Published 03 Apr 2017

There is a metaphorical link missing from the pharmaceutical chain. This infamous gap in communication hampers some healthcare professionals (HCPs) from applying new medical developments in clinical practice.¹ This disconnect is nothing new, but it has been amplified by a mushrooming of information since the start of the Digital Age. How can we decipher the key points (from the wealth of digitally available information) and filter that data to the doctors and multidisciplinary teams who engage with patients daily? How can we challenge established methods of communication to ensure that the momentum of potentially life-saving education reaches HCPs? If we can hone the information and deliver it to HCPs, then we can affect more positive patient outcomes.

Let us imagine that the process from treatment development to clinical application is a stage play. The doctors, who diagnose and treat patients every day, are a company of actors on a global stage. Now imagine the costumes have been altered by researchers and drug developers; the script has been edited by key opinion leaders (KOLs); the lighting has changed due to technological advances. Some of the actors have not been made aware of the updates to the production, those who have are concerned the new costumes might damage their reputation, some are creatures of habit and prefer the familiarity of the old script and others believe the new lighting to be too expensive to affect a positive return. But the play will continue regardless; with so many unmet needs, misperceptions and “old school” views, how can the theatre company deliver an effective and well-oiled production which benefits our patient audience?

There is no single answer, but the solution spotlight almost certainly falls on innovation and collaboration. The necessary innovation requires not only adding to a pre-established framework, but also entirely new ways of thinking. Innovation means challenging the existing limitations. Working with ‘Big Pharma’ is economically intuitive, but collaboration with HCPs, healthcare non-profit organisations, societies and hospitals is an essential part of the process to discover what is happening - and what is lacking - at ground level. After all, should we not be collaborating with those in daily proximity to the patients we are trying to help? Who better understands the sensitivity of the audience than the players themselves?

By their own admission, clinicians are less likely to put their trust in materials they believe to have been created by pharma. Instead, they are inclined to trust materials supported by pharma, in an unbiased manner, via an independent third party (agencies). EPG Health Media’s 2015 HCP Engagement survey reveals only 8% of HCPs attribute significant value to pharmaceutical brand websites, while 55% find medical society or association websites significantly valuable. The survey shows a clear educational gap with 57% of HCP respondents stating they need better access to independent medical websites as a source of medical content. If independent medical education (IME) has the ability to reach, engage and inform clinicians, then could it be a key contributor to bridging the gap between new thinking and everyday practice for improving patient outcomes? Similarly, since healthcare non-profit organisations are largely considered reliable² (because they are not pharma-funded), then collaboration with such groups should be centre-stage in our focus on engagement with HCPs.

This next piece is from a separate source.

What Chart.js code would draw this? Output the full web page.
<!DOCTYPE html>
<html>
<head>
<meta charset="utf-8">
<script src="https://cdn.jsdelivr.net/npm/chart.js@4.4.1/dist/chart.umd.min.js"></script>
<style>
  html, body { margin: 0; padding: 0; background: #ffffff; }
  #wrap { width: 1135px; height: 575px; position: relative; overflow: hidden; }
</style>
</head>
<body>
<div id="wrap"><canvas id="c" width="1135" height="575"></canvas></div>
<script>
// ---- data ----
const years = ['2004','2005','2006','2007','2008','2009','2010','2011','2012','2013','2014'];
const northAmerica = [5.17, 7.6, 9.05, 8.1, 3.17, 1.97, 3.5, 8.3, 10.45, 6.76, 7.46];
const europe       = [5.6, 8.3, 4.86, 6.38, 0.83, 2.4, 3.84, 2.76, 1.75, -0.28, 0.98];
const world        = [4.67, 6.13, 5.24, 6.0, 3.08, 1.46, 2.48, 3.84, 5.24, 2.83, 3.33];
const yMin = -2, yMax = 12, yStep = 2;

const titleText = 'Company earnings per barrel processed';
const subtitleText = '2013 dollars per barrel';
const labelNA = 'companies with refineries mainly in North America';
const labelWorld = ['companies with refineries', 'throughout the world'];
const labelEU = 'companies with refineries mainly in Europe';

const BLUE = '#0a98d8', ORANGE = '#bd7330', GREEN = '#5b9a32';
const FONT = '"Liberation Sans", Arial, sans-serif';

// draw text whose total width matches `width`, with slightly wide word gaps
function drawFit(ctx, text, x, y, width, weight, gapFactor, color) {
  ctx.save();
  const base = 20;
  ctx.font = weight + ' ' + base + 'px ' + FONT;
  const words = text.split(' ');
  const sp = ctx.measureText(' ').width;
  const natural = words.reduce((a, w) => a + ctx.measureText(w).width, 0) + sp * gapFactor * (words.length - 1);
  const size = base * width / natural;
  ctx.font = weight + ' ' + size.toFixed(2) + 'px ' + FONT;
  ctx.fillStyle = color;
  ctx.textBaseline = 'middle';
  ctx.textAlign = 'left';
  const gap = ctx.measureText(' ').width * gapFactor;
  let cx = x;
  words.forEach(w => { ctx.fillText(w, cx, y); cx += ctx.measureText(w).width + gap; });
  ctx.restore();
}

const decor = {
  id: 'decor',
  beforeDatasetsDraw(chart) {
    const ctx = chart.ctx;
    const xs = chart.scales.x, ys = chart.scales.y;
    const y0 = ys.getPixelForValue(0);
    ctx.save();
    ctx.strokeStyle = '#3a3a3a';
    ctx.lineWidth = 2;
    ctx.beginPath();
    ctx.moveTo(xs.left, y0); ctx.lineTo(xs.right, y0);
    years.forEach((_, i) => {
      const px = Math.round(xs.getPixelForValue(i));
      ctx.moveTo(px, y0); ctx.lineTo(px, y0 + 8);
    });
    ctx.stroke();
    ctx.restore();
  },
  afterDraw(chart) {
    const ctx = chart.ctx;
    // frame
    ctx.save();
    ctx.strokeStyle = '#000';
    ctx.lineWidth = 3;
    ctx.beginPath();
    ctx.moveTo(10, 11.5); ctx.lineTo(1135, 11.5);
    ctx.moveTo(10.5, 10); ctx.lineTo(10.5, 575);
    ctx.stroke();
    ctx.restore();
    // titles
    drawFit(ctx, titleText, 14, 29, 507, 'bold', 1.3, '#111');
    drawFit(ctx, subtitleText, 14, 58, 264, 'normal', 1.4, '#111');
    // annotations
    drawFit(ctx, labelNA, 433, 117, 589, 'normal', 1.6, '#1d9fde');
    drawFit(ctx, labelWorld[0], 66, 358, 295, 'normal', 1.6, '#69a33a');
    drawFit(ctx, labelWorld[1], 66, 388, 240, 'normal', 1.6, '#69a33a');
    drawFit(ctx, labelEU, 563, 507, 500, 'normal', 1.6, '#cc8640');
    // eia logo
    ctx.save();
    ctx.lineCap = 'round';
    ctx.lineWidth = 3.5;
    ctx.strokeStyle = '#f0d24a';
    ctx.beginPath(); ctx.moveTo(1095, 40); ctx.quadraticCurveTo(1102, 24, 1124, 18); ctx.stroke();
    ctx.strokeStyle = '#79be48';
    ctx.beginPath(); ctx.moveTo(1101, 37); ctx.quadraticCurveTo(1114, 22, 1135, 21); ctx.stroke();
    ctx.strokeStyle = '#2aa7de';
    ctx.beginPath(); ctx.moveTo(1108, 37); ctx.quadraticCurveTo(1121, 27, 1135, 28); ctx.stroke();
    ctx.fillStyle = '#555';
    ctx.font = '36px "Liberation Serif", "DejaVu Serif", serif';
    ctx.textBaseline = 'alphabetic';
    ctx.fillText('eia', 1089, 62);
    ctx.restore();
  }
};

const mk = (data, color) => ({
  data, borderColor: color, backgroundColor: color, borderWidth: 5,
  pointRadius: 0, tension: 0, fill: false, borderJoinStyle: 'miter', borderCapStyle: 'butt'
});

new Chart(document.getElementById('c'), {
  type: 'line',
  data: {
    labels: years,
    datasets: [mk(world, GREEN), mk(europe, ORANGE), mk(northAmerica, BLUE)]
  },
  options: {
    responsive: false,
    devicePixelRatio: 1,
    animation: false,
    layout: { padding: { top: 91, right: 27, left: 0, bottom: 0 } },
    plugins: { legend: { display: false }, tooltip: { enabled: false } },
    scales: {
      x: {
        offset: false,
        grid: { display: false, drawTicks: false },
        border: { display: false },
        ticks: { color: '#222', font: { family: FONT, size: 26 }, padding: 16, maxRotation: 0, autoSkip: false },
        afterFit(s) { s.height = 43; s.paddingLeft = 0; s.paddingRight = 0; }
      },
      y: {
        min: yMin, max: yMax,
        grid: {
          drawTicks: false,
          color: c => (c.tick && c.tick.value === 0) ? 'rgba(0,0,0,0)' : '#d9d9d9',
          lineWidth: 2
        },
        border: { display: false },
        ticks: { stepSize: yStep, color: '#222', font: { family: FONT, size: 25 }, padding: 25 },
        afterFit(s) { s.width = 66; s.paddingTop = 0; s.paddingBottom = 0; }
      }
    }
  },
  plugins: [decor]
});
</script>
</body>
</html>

In today’s world of connectivity, the long-standing unmet needs of HCPs have never been so evident. The Digital Age is revolutionising medical education in terms of immediacy but, in its vast disparateness and complexity of choice, it has arguably created a larger burden for HCPs. But the show must go on; the challenge now, for successful medical education delivery, is to refine the digital flood of information, then present the relevant data in a trustworthy format with which HCPs can engage. Collaboration with hospitals, HCPs and organisations that HCPs can trust is essential, alongside innovative delivery which does not just adapt what is already there, but adopts an entirely new angle. Only then can we improve patient outcomes; curtain call.


¹ Robert Pearl, M.D., Forbes, 2014. 5 Things preventing technology adoption in health care. [online] Available at: [Accessed 23 March 2017].

² Only 6% HCPs are prevented from accessing independent medical websites for lack of transparency or trust (EPG Health Media’s 2015 HCP Engagement survey).